Restoration takes in every smaller part of Creation that has suffered damage.  The Great Commission that undertakes the evangelism of the non-Christian world aims to restore humanity to honor, glory, and nobility that the stained image-bearers of God traded to the Devil in the greatest swindle of all times.  Every person who has fallen from perfection should hunger desperately to have themselves restored.  This restoration of the individual is the most micro level of the work of God.

And the American Restoration Movement remembers a time when the church was in better shape.  There was a time when unity was a non-negotiable quality that Christians would fight for, if ever a sign of unraveling fell into the holy fellowship of God’s people.  That unity was so important to Father and Son that they sent the Holy Spirit to indwell first one Christian and another, and then to be the common indwelling Presence shared by all.  Not everyone can see the ugliness when Christians denominate into separate fellowships and begin to see some as “one of us” and others as “one of them.”  Some think it’s beautiful to have such variety of faiths and celebrate the diversity.  Others of us long to go back….

Restoration has to be a “back-to-the-Bible” process.  Love alone is not enough, though it is indispensable.  Love has to be guided by knowledge, wisdom, and clear direction that can only come from the revelation of God.  When my relationship with God slips, I have to restore it through the correction that comes from Scripture.  When my church slips, crossing some doctrinal line or failing to honor God in theological belief, we have to submit to what is Written.  Whole denominations have to come to fresh terms with the body of tradition that they have inherited, perhaps uncritically in view of the Bible.  All of the “isms” that define one identity group (but not the others) can be legitimately retained only if they are true to what God has revealed and declared, or they must be jettisoned sacrificially not merely to please God, but to enable restoration of fellowship with Christians who are unable to join them in such beliefs because they, in truth, are not supported in the faith once delivered to the saints.

There is a cost to restoration.  To regain what was good, some adopted substitute will be lost.  Some theological trend that has been cherished for centuries, and traces its memory to someone pedestalled as a hero, might have to be wadded up and summarily trashed.  Arguments will arise and relationships will shake and sometimes break.  Church discipline will have to be enforced and meals will no longer be eaten with someone we loved dearly, and love still.  Those who love the truth will sometimes have to walk away alone.  Your hearts will be broken.  Paul wrote, “For, in the first place, when you come together as a church, I hear that divisions exist among you; and in part, I believe it.  For there must also be factions among you, so that those who are approved may become evident” (1 Cor. 11:18-19).  The Prince of Peace himself came to bring, not peace, but a sword, creating enmity even between the sharers of a common household (Matt. 10:34ff.).

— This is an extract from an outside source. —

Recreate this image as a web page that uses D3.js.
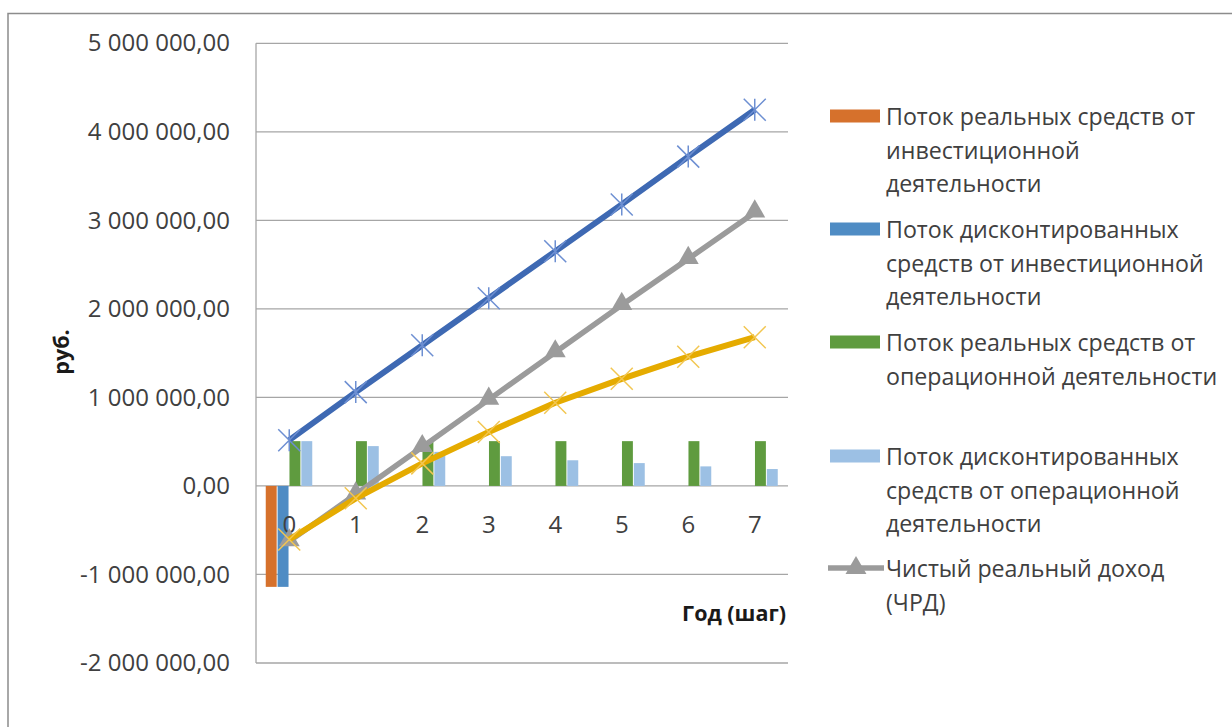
<!DOCTYPE html>
<html>
<head>
<meta charset="utf-8">
<script src="https://cdn.jsdelivr.net/npm/d3@7"></script>
<style>
  html, body { margin: 0; padding: 0; background: #fff; }
  svg { display: block; }
  svg text { font-family: "Open Sans", sans-serif; }
</style>
</head>
<body>
<svg id="chart" width="1232" height="727"></svg>
<script>
// Years (steps) of the project
const years = ["0", "1", "2", "3", "4", "5", "6", "7"];

// Bar series, rubles
const investReal       = [-1140000, 0, 0, 0, 0, 0, 0, 0];
const investDiscounted = [-1140000, 0, 0, 0, 0, 0, 0, 0];
const operReal         = [506000, 506000, 506000, 506000, 506000, 506000, 506000, 506000];
const operDiscounted   = [506000, 450000, 385000, 336000, 290000, 258000, 221000, 191000];

// Line series, rubles
const cumulativeInflow = [517000, 1060000, 1590000, 2120000, 2650000, 3180000, 3720000, 4250000];
const netRealIncome    = [-625000, -95000, 440000, 975000, 1510000, 2045000, 2565000, 3090000];
const netPresentValue  = [-605000, -140000, 255000, 610000, 940000, 1210000, 1460000, 1680000];

// Axis ticks
const yTicks = [-2000000, -1000000, 0, 1000000, 2000000, 3000000, 4000000, 5000000];

const barSeries = [
  { key: "investReal", values: investReal, color: "#d6712c" },
  { key: "investDiscounted", values: investDiscounted, color: "#4f8cc4" },
  { key: "operReal", values: operReal, color: "#5f9b3f" },
  { key: "operDiscounted", values: operDiscounted, color: "#9cc0e4" }
];

const legendItems = [
  { color: "#d6712c", type: "bar", lines: ["Поток реальных средств от", "инвестиционной", "деятельности"] },
  { color: "#4f8cc4", type: "bar", lines: ["Поток дисконтированных", "средств от инвестиционной", "деятельности"] },
  { color: "#5f9b3f", type: "bar", lines: ["Поток реальных средств от", "операционной деятельности"] },
  { color: "#9cc0e4", type: "bar", lines: ["Поток дисконтированных", "средств от операционной", "деятельности"] },
  { color: "#9b9b9b", type: "line", lines: ["Чистый реальный доход", "(ЧРД)"] }
];

const svg = d3.select("#chart");
const textColor = "#404040";
const gridColor = "#a6a6a6";
const tickFontSize = 24;
const legendFontSize = 23.2;
const titleFontSize = 21.5;
const fontFamily = "'Open Sans', sans-serif";

// Chart frame
svg.append("rect")
  .attr("x", 8).attr("y", 13.5)
  .attr("width", 1300).attr("height", 800)
  .attr("fill", "none").attr("stroke", "#8c8c8c").attr("stroke-width", 1.5);

const plot = { left: 256, right: 788, top: 43.3, bottom: 663 };

const x = d3.scaleBand().domain(years).range([plot.left, plot.right]);
const y = d3.scaleLinear().domain([-2000000, 5000000]).range([plot.bottom, plot.top]);
const xInner = d3.scaleBand().domain(barSeries.map(s => s.key))
  .range([-23.5, 23]).paddingInner(0.08);

const fmt = v => d3.format(",.2f")(v).replace(/,/g, " ").replace(".", ",").replace("−", "-");

// Gridlines
svg.append("g")
  .selectAll("line")
  .data(yTicks)
  .join("line")
  .attr("x1", plot.left).attr("x2", plot.right)
  .attr("y1", d => y(d)).attr("y2", d => y(d))
  .attr("stroke", gridColor).attr("stroke-width", 1.3);

// Vertical axis line
svg.append("line")
  .attr("x1", plot.left).attr("x2", plot.left)
  .attr("y1", plot.top).attr("y2", plot.bottom)
  .attr("stroke", gridColor).attr("stroke-width", 1.3);

// Y axis tick labels
const yAxis = d3.axisLeft(y).tickValues(yTicks).tickFormat(fmt).tickSize(0).tickPadding(26);
const gy = svg.append("g").attr("transform", `translate(${plot.left},0)`).call(yAxis)
  .attr("font-family", fontFamily).attr("font-size", tickFontSize);
gy.select(".domain").remove();
gy.selectAll("text").attr("fill", textColor);

// Bars
barSeries.forEach(s => {
  svg.append("g")
    .selectAll("rect")
    .data(s.values.map((v, i) => ({ v, year: years[i] })))
    .join("rect")
    .attr("x", d => x(d.year) + x.bandwidth() / 2 + xInner(s.key))
    .attr("width", xInner.bandwidth())
    .attr("y", d => y(Math.max(0, d.v)))
    .attr("height", d => Math.abs(y(d.v) - y(0)))
    .attr("fill", s.color);
});

// X axis tick labels
const xAxis = d3.axisBottom(x).tickSize(0).tickPadding(0);
const gx = svg.append("g").attr("transform", `translate(0,${y(0)})`).call(xAxis)
  .attr("font-family", fontFamily).attr("font-size", tickFontSize);
gx.select(".domain").remove();
gx.selectAll("text")
  .attr("fill", textColor)
  .attr("dy", null).attr("y", 38)
  .attr("dominant-baseline", "central");

const cx = d => x(d) + x.bandwidth() / 2;
const lineGen = d3.line().x((d, i) => cx(years[i])).y(d => y(d));

// Marker shapes
function asterisk(g, px, py, color) {
  const r = 11;
  g.append("path")
    .attr("d", `M${px - r},${py - r}L${px + r},${py + r}M${px - r},${py + r}L${px + r},${py - r}M${px},${py - r}L${px},${py + r}`)
    .attr("stroke", color).attr("stroke-width", 1.5).attr("fill", "none");
}
function cross(g, px, py, color) {
  const r = 11;
  g.append("path")
    .attr("d", `M${px - r},${py - r}L${px + r},${py + r}M${px - r},${py + r}L${px + r},${py - r}`)
    .attr("stroke", color).attr("stroke-width", 1.5).attr("fill", "none");
}
const triangle = d3.symbol().type(d3.symbolTriangle).size(190);

// Cumulative inflow line (blue, asterisk markers)
const gBlue = svg.append("g");
gBlue.append("path").datum(cumulativeInflow).attr("d", lineGen)
  .attr("fill", "none").attr("stroke", "#3e69b3").attr("stroke-width", 6)
  .attr("stroke-linejoin", "round");
cumulativeInflow.forEach((v, i) => asterisk(gBlue, cx(years[i]), y(v), "#6d8fd2"));

// Net real income line (gray, triangle markers)
const gGray = svg.append("g");
gGray.append("path").datum(netRealIncome).attr("d", lineGen)
  .attr("fill", "none").attr("stroke", "#9b9b9b").attr("stroke-width", 5.5)
  .attr("stroke-linejoin", "round");
gGray.selectAll("path.m").data(netRealIncome).join("path").attr("class", "m")
  .attr("d", triangle)
  .attr("transform", (d, i) => `translate(${cx(years[i])},${y(d) - 1})`)
  .attr("fill", "#9b9b9b");

// Net present value line (yellow, cross markers)
const gYellow = svg.append("g");
gYellow.append("path").datum(netPresentValue).attr("d", lineGen)
  .attr("fill", "none").attr("stroke", "#e5ab00").attr("stroke-width", 6)
  .attr("stroke-linejoin", "round");
netPresentValue.forEach((v, i) => cross(gYellow, cx(years[i]), y(v), "#f2c650"));

// Axis titles
svg.append("text")
  .attr("transform", "translate(60,352) rotate(-90)")
  .attr("text-anchor", "middle").attr("dominant-baseline", "central")
  .attr("font-size", titleFontSize).attr("font-weight", "bold").attr("fill", "#1a1a1a")
  .text("руб.");

svg.append("text")
  .attr("x", 786).attr("y", 612)
  .attr("text-anchor", "end").attr("dominant-baseline", "central")
  .attr("font-size", titleFontSize).attr("font-weight", "bold").attr("fill", "#1a1a1a")
  .text("Год (шаг)");

// Legend
const legendTop = [116, 229, 342, 456, 568];
const lineStep = 33.5;
const legend = svg.append("g");
legendItems.forEach((item, k) => {
  const yy = legendTop[k];
  if (item.type === "bar") {
    legend.append("rect")
      .attr("x", 830).attr("y", yy - 6.5).attr("width", 50).attr("height", 13)
      .attr("fill", item.color);
  } else {
    legend.append("line")
      .attr("x1", 828).attr("x2", 884).attr("y1", yy).attr("y2", yy)
      .attr("stroke", item.color).attr("stroke-width", 5.5);
    legend.append("path").attr("d", triangle)
      .attr("transform", `translate(856,${yy})`).attr("fill", item.color);
  }
  item.lines.forEach((t, j) => {
    legend.append("text")
      .attr("x", 886).attr("y", yy + j * lineStep)
      .attr("dominant-baseline", "central")
      .attr("font-size", legendFontSize).attr("fill", textColor)
      .text(t);
  });
});
</script>
</body>
</html>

Fact is, today we have numerous “Christianities” and numerous strategies by which salvation in Jesus might be had.  I hope I’m not the first to see that God did not create them all.  I hope others can see that they all do not have God’s approval (see the Bible).  There are not many paths from which we may choose.  There are but two; one considerably wider (and easier) than the other (Matt. 7:13-14). 

For example, consider baptism, the salvation-bearing rite of Christian initiation.  To accommodate those who cannot accept the plain teaching of Scripture, shunted aside as they are by this theological trend or that, some have instead created “the Sinner’s Prayer”.  Others have changed the meaning of the act, still insisting that new (already-saved, it is supposed) Christians yet obey the command to “get wet all over”, now for some other contrived reason—perhaps an outward public confession of an inward faith.  They, thus, obey God’s command to “be baptized”, right?  Forget for the moment that getting wet all over is quite a strange way to publicly declare faith.  The silly notion has not a single support from Scripture.  Some baptisms are quite private (the eunuch, the Philippian jailer), and at others we never hear the call, “Gather a crowd, they’re about to get wet all over!”  Meanwhile, the plain declarations of union with Christ Jesus, with remission of sin, and with reception of Spirit are ignored suspiciously or explained away torturously.

This is a call to anyone who longs for a better day.  Those of a Restorationist bent have little appreciation for the current state of things.  There were Restorationists around who saw the great Temple of God razed to the ground, and who could not applaud its disappointing replacement:

And when the builders laid the foundation of the temple of Jehovah, they set the priests in their apparel with trumpets, and the Levites the sons of Asaph with cymbals, to praise Jehovah, after the order of David king of Israel.  And they sang one to another in praising and giving thanks unto Jehovah, saying, For he is good, for his lovingkindness endureth for ever toward Israel.  And all the people shouted with a great shout, when they praised Jehovah, because the foundation of the house of Jehovah was laid.  But many of the priests and Levites and heads of fathers' houses, the old men that had seen the first house, when the foundation of this house was laid before their eyes, wept with a loud voice; and many shouted aloud for joy:  so that the people could not discern the noise of the shout of joy from the noise of the weeping of the people; for the people shouted with a loud shout, and the noise was heard afar off.  (Ezra 3:10-13, ASV)

In our day, there is great rejoicing over the broad diversity of Christendom, but not from those who remember the sweet unity that was once shared in the Spirit in shared beliefs.  Those of us who have seen something better than the current Babel within Christianity will work for Restoration.  We will rebuild, repair, restore.  And while great improvements in doctrine and theology continue to be made outside of churches of Christ, our own fellowship is suffering erosion in the same areas.  Wouldn’t it be ironic if those churches of Christ who strategically seek to be “like the other denominations” now find themselves in need or Restoration, while the denominations themselves have moved onto the ground they had vacated?  In the crucial concerns of Spirit and baptism, this looks to be the situation.